## Aim
Return the listing below unchanged, minus its pictures.
▽
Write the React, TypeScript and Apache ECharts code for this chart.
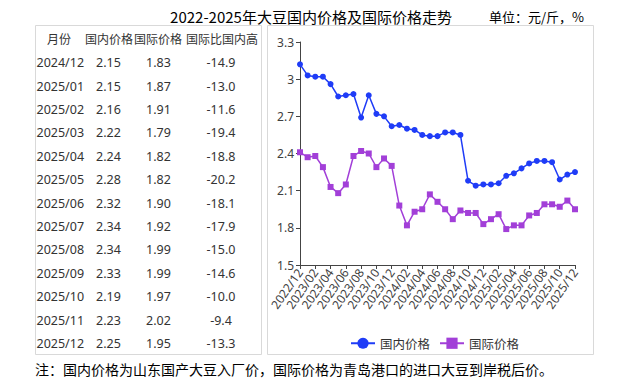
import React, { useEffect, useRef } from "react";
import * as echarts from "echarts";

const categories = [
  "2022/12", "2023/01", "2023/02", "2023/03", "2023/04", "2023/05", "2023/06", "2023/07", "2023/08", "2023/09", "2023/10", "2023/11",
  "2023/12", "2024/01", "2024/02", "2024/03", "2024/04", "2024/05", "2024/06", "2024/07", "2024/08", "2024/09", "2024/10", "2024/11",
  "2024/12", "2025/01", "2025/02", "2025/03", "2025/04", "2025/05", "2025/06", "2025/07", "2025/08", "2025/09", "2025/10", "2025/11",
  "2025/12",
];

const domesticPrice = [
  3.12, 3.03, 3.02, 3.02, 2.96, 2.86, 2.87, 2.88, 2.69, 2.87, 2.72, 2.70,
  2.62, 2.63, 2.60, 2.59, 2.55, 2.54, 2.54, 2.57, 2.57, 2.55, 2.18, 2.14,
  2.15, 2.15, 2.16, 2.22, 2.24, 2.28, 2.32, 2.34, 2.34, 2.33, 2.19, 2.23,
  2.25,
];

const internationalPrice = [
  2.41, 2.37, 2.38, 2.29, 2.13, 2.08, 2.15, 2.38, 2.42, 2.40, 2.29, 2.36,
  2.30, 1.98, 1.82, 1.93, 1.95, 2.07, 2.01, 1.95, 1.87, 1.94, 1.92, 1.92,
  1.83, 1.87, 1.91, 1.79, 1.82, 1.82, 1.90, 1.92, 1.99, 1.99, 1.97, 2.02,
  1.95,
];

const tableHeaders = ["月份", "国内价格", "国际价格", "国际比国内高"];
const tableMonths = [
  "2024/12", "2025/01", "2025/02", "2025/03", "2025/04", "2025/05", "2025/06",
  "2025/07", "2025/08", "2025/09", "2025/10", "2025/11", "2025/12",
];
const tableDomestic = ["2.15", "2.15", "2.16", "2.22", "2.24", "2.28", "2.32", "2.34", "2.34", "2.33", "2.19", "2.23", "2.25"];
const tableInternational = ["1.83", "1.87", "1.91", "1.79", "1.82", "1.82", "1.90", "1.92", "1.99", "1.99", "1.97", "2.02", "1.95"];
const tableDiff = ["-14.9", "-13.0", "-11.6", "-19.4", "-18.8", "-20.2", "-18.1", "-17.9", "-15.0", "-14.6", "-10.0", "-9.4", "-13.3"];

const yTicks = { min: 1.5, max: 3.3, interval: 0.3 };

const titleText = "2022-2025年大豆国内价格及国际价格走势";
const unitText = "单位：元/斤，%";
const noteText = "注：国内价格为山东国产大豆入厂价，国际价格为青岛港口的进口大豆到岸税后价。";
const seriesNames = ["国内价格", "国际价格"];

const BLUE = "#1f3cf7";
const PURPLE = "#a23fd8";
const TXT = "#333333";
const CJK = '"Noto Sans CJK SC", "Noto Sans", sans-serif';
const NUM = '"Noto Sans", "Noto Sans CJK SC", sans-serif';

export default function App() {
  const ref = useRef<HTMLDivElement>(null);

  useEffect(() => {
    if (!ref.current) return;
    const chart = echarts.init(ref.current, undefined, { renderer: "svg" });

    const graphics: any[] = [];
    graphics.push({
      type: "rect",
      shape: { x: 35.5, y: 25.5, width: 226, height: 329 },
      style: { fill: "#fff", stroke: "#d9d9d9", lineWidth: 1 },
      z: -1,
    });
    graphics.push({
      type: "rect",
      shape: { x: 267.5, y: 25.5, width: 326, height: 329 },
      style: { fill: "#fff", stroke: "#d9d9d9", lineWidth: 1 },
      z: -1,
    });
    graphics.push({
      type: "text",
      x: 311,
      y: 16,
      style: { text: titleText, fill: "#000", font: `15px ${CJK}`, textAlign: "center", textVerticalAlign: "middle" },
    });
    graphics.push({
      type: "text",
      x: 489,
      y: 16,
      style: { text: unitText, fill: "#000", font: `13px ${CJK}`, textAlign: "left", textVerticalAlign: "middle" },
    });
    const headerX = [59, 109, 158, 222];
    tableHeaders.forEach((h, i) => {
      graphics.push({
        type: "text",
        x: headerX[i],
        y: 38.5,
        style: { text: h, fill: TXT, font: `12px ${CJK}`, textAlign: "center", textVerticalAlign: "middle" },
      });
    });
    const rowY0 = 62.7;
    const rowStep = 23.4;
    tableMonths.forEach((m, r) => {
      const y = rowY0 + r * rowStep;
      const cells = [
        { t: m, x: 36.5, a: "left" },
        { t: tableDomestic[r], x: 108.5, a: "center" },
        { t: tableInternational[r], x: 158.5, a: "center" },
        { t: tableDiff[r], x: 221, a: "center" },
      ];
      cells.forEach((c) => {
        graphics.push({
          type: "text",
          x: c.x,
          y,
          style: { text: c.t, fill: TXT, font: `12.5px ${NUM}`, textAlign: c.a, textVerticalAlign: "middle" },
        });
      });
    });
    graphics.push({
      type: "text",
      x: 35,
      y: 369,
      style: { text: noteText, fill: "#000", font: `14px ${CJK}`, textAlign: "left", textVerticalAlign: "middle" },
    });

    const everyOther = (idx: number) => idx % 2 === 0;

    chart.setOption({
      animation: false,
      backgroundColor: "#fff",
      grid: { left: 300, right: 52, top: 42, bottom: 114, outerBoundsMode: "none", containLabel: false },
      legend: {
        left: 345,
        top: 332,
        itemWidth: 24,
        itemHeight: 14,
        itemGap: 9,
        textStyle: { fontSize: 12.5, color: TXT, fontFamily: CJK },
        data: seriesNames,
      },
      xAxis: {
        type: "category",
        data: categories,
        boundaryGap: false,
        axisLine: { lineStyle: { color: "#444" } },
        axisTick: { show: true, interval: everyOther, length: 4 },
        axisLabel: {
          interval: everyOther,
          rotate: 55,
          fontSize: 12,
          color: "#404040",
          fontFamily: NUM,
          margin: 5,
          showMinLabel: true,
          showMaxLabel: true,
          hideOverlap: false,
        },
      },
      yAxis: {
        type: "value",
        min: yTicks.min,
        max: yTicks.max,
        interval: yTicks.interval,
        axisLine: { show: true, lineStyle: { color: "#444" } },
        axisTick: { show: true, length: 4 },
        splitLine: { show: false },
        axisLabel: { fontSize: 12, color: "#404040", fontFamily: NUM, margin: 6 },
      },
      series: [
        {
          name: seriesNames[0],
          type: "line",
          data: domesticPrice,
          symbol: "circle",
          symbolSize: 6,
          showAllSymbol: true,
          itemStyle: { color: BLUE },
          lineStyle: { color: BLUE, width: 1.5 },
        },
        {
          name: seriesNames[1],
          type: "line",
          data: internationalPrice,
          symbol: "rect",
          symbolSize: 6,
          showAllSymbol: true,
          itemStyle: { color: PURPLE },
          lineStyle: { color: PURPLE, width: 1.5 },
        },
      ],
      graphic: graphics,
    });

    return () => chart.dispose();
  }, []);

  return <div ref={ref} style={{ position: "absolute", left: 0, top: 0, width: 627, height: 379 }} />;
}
△
## The answer
Write the React, TypeScript and Apache ECharts code for this chart.
import React, { useEffect, useRef } from "react";
import * as echarts from "echarts";

const categories = [
  "2022/12", "2023/01", "2023/02", "2023/03", "2023/04", "2023/05", "2023/06", "2023/07", "2023/08", "2023/09", "2023/10", "2023/11",
  "2023/12", "2024/01", "2024/02", "2024/03", "2024/04", "2024/05", "2024/06", "2024/07", "2024/08", "2024/09", "2024/10", "2024/11",
  "2024/12", "2025/01", "2025/02", "2025/03", "2025/04", "2025/05", "2025/06", "2025/07", "2025/08", "2025/09", "2025/10", "2025/11",
  "2025/12",
];

const domesticPrice = [
  3.12, 3.03, 3.02, 3.02, 2.96, 2.86, 2.87, 2.88, 2.69, 2.87, 2.72, 2.70,
  2.62, 2.63, 2.60, 2.59, 2.55, 2.54, 2.54, 2.57, 2.57, 2.55, 2.18, 2.14,
  2.15, 2.15, 2.16, 2.22, 2.24, 2.28, 2.32, 2.34, 2.34, 2.33, 2.19, 2.23,
  2.25,
];

const internationalPrice = [
  2.41, 2.37, 2.38, 2.29, 2.13, 2.08, 2.15, 2.38, 2.42, 2.40, 2.29, 2.36,
  2.30, 1.98, 1.82, 1.93, 1.95, 2.07, 2.01, 1.95, 1.87, 1.94, 1.92, 1.92,
  1.83, 1.87, 1.91, 1.79, 1.82, 1.82, 1.90, 1.92, 1.99, 1.99, 1.97, 2.02,
  1.95,
];

const tableHeaders = ["月份", "国内价格", "国际价格", "国际比国内高"];
const tableMonths = [
  "2024/12", "2025/01", "2025/02", "2025/03", "2025/04", "2025/05", "2025/06",
  "2025/07", "2025/08", "2025/09", "2025/10", "2025/11", "2025/12",
];
const tableDomestic = ["2.15", "2.15", "2.16", "2.22", "2.24", "2.28", "2.32", "2.34", "2.34", "2.33", "2.19", "2.23", "2.25"];
const tableInternational = ["1.83", "1.87", "1.91", "1.79", "1.82", "1.82", "1.90", "1.92", "1.99", "1.99", "1.97", "2.02", "1.95"];
const tableDiff = ["-14.9", "-13.0", "-11.6", "-19.4", "-18.8", "-20.2", "-18.1", "-17.9", "-15.0", "-14.6", "-10.0", "-9.4", "-13.3"];

const yTicks = { min: 1.5, max: 3.3, interval: 0.3 };

const titleText = "2022-2025年大豆国内价格及国际价格走势";
const unitText = "单位：元/斤，%";
const noteText = "注：国内价格为山东国产大豆入厂价，国际价格为青岛港口的进口大豆到岸税后价。";
const seriesNames = ["国内价格", "国际价格"];

const BLUE = "#1f3cf7";
const PURPLE = "#a23fd8";
const TXT = "#333333";
const CJK = '"Noto Sans CJK SC", "Noto Sans", sans-serif';
const NUM = '"Noto Sans", "Noto Sans CJK SC", sans-serif';

export default function App() {
  const ref = useRef<HTMLDivElement>(null);

  useEffect(() => {
    if (!ref.current) return;
    const chart = echarts.init(ref.current, undefined, { renderer: "svg" });

    const graphics: any[] = [];
    graphics.push({
      type: "rect",
      shape: { x: 35.5, y: 25.5, width: 226, height: 329 },
      style: { fill: "#fff", stroke: "#d9d9d9", lineWidth: 1 },
      z: -1,
    });
    graphics.push({
      type: "rect",
      shape: { x: 267.5, y: 25.5, width: 326, height: 329 },
      style: { fill: "#fff", stroke: "#d9d9d9", lineWidth: 1 },
      z: -1,
    });
    graphics.push({
      type: "text",
      x: 311,
      y: 16,
      style: { text: titleText, fill: "#000", font: `15px ${CJK}`, textAlign: "center", textVerticalAlign: "middle" },
    });
    graphics.push({
      type: "text",
      x: 489,
      y: 16,
      style: { text: unitText, fill: "#000", font: `13px ${CJK}`, textAlign: "left", textVerticalAlign: "middle" },
    });
    const headerX = [59, 109, 158, 222];
    tableHeaders.forEach((h, i) => {
      graphics.push({
        type: "text",
        x: headerX[i],
        y: 38.5,
        style: { text: h, fill: TXT, font: `12px ${CJK}`, textAlign: "center", textVerticalAlign: "middle" },
      });
    });
    const rowY0 = 62.7;
    const rowStep = 23.4;
    tableMonths.forEach((m, r) => {
      const y = rowY0 + r * rowStep;
      const cells = [
        { t: m, x: 36.5, a: "left" },
        { t: tableDomestic[r], x: 108.5, a: "center" },
        { t: tableInternational[r], x: 158.5, a: "center" },
        { t: tableDiff[r], x: 221, a: "center" },
      ];
      cells.forEach((c) => {
        graphics.push({
          type: "text",
          x: c.x,
          y,
          style: { text: c.t, fill: TXT, font: `12.5px ${NUM}`, textAlign: c.a, textVerticalAlign: "middle" },
        });
      });
    });
    graphics.push({
      type: "text",
      x: 35,
      y: 369,
      style: { text: noteText, fill: "#000", font: `14px ${CJK}`, textAlign: "left", textVerticalAlign: "middle" },
    });

    const everyOther = (idx: number) => idx % 2 === 0;

    chart.setOption({
      animation: false,
      backgroundColor: "#fff",
      grid: { left: 300, right: 52, top: 42, bottom: 114, outerBoundsMode: "none", containLabel: false },
      legend: {
        left: 345,
        top: 332,
        itemWidth: 24,
        itemHeight: 14,
        itemGap: 9,
        textStyle: { fontSize: 12.5, color: TXT, fontFamily: CJK },
        data: seriesNames,
      },
      xAxis: {
        type: "category",
        data: categories,
        boundaryGap: false,
        axisLine: { lineStyle: { color: "#444" } },
        axisTick: { show: true, interval: everyOther, length: 4 },
        axisLabel: {
          interval: everyOther,
          rotate: 55,
          fontSize: 12,
          color: "#404040",
          fontFamily: NUM,
          margin: 5,
          showMinLabel: true,
          showMaxLabel: true,
          hideOverlap: false,
        },
      },
      yAxis: {
        type: "value",
        min: yTicks.min,
        max: yTicks.max,
        interval: yTicks.interval,
        axisLine: { show: true, lineStyle: { color: "#444" } },
        axisTick: { show: true, length: 4 },
        splitLine: { show: false },
        axisLabel: { fontSize: 12, color: "#404040", fontFamily: NUM, margin: 6 },
      },
      series: [
        {
          name: seriesNames[0],
          type: "line",
          data: domesticPrice,
          symbol: "circle",
          symbolSize: 6,
          showAllSymbol: true,
          itemStyle: { color: BLUE },
          lineStyle: { color: BLUE, width: 1.5 },
        },
        {
          name: seriesNames[1],
          type: "line",
          data: internationalPrice,
          symbol: "rect",
          symbolSize: 6,
          showAllSymbol: true,
          itemStyle: { color: PURPLE },
          lineStyle: { color: PURPLE, width: 1.5 },
        },
      ],
      graphic: graphics,
    });

    return () => chart.dispose();
  }, []);

  return <div ref={ref} style={{ position: "absolute", left: 0, top: 0, width: 627, height: 379 }} />;
}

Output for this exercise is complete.